The trip back to base, from the 17th to the 18th hole, undertaken, not as some distant idol, alien and untouchable, but in the midst of the people, stride by stride with those that had followed his team on their tumultuous journey.
The entire assembly was inside the ropes now. Players, officials, patrons, all were one, as if everybody had stood over the winning putt like McDowell, or shed a shoe to play a saving shot from the water like Luke Donald, or breakfasted in the team room each morning beneath a large print of the sadly stricken Seve Ballesteros and Jose Maria Olazabal, the players who more than anyone turned what began as a Britain's property into a continental affair.
It was a slog through the mud to the greener pastures of the 18th fairway, but at least it was a euphoric slog. Montgomerie walked, flanked by police and security men, with the look of one who was struggling to take in the occasion.
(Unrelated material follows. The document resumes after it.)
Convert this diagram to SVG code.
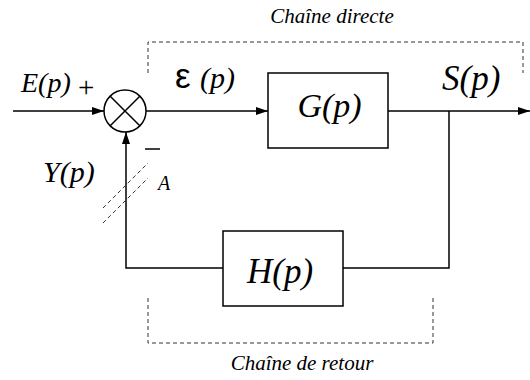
<svg xmlns="http://www.w3.org/2000/svg" width="530" height="380" viewBox="0 0 530 380" font-family="Liberation Serif, DejaVu Serif, serif">
<defs>
<marker id="ar" markerWidth="12" markerHeight="8" refX="12" refY="4" orient="auto" markerUnits="userSpaceOnUse">
<path d="M0,0 L12,4 L0,8 Z" fill="#000"/>
</marker>
</defs>
<rect width="530" height="380" fill="#fff"/>
<g id="zones">
<g stroke="#333" stroke-width="1" fill="none" stroke-dasharray="4 3">
<polyline points="148,73 148,42 523,42 523,73"/>
<polyline points="148,298 148,343 433,343 433,298"/>
</g>
<text x="332" y="23" text-anchor="middle" font-family="Liberation Serif, DejaVu Serif, serif" font-style="italic" font-size="21">Cha&#238;ne directe</text>
<text x="302" y="370" text-anchor="middle" font-family="Liberation Serif, DejaVu Serif, serif" font-style="italic" font-size="21">Cha&#238;ne de retour</text>
</g>
<g id="connectors" stroke="#000" stroke-width="1.5" fill="none">
<line x1="13" y1="111" x2="104" y2="111" marker-end="url(#ar)"/>
<line x1="146" y1="111" x2="268" y2="111" marker-end="url(#ar)"/>
<line x1="388" y1="111" x2="530" y2="111" marker-end="url(#ar)"/>
<polyline points="449,111 449,268 343,268"/>
<polyline points="223,268 126,268 126,132" marker-end="url(#ar)"/>
<g stroke="#333" stroke-width="1" stroke-dasharray="4 3">
<line x1="103" y1="208" x2="148" y2="163"/>
<line x1="103" y1="223" x2="148" y2="178"/>
</g>
</g>
<g id="sum" stroke="#000" stroke-width="1.5" fill="#fff">
<circle cx="125" cy="111" r="21"/>
<line x1="110.2" y1="96.2" x2="139.8" y2="125.8"/>
<line x1="139.8" y1="96.2" x2="110.2" y2="125.8"/>
</g>
<g id="G">
<rect x="268" y="73" width="120" height="75" stroke="#000" stroke-width="1.5" fill="#fff"/>
<text x="329.5" y="117" font-size="34" font-family="Liberation Serif, DejaVu Serif, serif" font-style="italic" text-anchor="middle">G(p)</text>
</g>
<g id="H">
<rect x="223" y="231" width="120" height="75" stroke="#000" stroke-width="1.5" fill="#fff"/>
<text x="280" y="283" font-size="35" font-family="Liberation Serif, DejaVu Serif, serif" font-style="italic" text-anchor="middle">H(p)</text>
</g>
<g id="labels">
<text x="21" y="92" font-size="28" font-family="Liberation Serif, DejaVu Serif, serif" font-style="italic">E(p)</text>
<text x="78" y="97" font-size="29" font-family="Liberation Serif, DejaVu Serif, serif">+</text>
<text x="175" y="88" font-size="35" font-family="Liberation Sans, DejaVu Sans, sans-serif">&#949;</text>
<text x="200" y="88" font-size="30" font-family="Liberation Serif, DejaVu Serif, serif" font-style="italic">(p)</text>
<text x="442" y="90" font-size="35" font-family="Liberation Serif, DejaVu Serif, serif" font-style="italic">S(p)</text>
<text x="43" y="182" font-size="30" font-family="Liberation Serif, DejaVu Serif, serif" font-style="italic">Y(p)</text>
<line x1="145" y1="149" x2="160" y2="149" stroke="#000" stroke-width="1.5"/>
<text x="158" y="190" font-size="20" font-family="Liberation Serif, DejaVu Serif, serif" font-style="italic">A</text>
</g>
</svg>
The place was lousy with well-wishers and Montgomerie again fought a see-saw battle between expressions of dignified modesty and goofy delight. 'Thank you, thank you, thank you,' he repeated as every person passing shouted their appreciation. Spying a buggy in the distance, he bounded up the hill towards sanity.
So did McIlroy. There is something about a sporty young chap with curly hair that just makes people want to ruffle it. And ruffle it. And ruffle it again. Poor lad, had he not got out of that scrum he would have arrived at the 18th with less hair than Jim Furyk.
Others just delighted in the shared humanity. Lee Westwood, who already had the air of a man whose four weeks of teetotal living were at an end, was happy to march out in the company of his foursomes partner Donald, and Padraig Harrington. Everybody seemed a little overwhelmed.
'Have you ever seen anything like this, Lee?' I asked, as people with vivid red rugby shirts sponsored by Brains beer engaged excitedly with the greatest golfers in the world. 'No,' said Westwood, 'Have you?' And, truthfully, I haven't.
Lovely bubbly: Ian Poulter is drenched in champagne on the balcony of the clubhouse
I told John Daly's wife that her old man had won The Open in 1995 because I had a better vantage point to see Costantino Rocca's collapse in their play-off duel, and those final holes at major championships can get pretty crazy once the marshals give the course over to the passing parade but, seriously, nothing like this. Westwood agreed. 'Unbelievable,' he concluded. 'Incredible.'
There will still be those who argue that the Ryder Cup does not matter in any pure sense. That the Americans do not care for it, and European golfers cling to it only as baseless consolation for their failure to land a major. Do not believe a word.
It was not just the mute tears of Mahan, hours after the competition had finished, that were testament to the meaning of team golf, but the words of McDowell, winner of the US Open.
The moment Monty dreamed of: Europe celebrate with the Ryder Cup
Asked by Westwood whether he felt nervous standing over his putt, McDowell informed him that he could barely hold the ******* club. For the pre-watershed audience he defined it further, minus the profanity.
'This felt in a different stratosphere to winning the US Open,' McDowell said. 'I have never felt so nervous in my life. I was going around the course hoping that I would not be needed, but I couldn't help looking at those leaderboards and the back nine were easily the most difficult of my life. By the time I got to the 16th, I knew a half-point wouldn't be good enough and then the pressure really started.
'They say if you can't handle the celebration, don't score the goal; but what happened on the 17th green was pretty nuts.'
Shakespeare would have put it differently. He would have dressed Montgomerie's moment of glory in the finest robes of pure poetry and wisdom, he would have written of valiant destiny and greatness and no doubt dreams, because he mentioned them 219 times in his writing; but McDowell's perspective was no less true. It was pretty nuts out there. Pretty wild. And pretty unforgettable, too.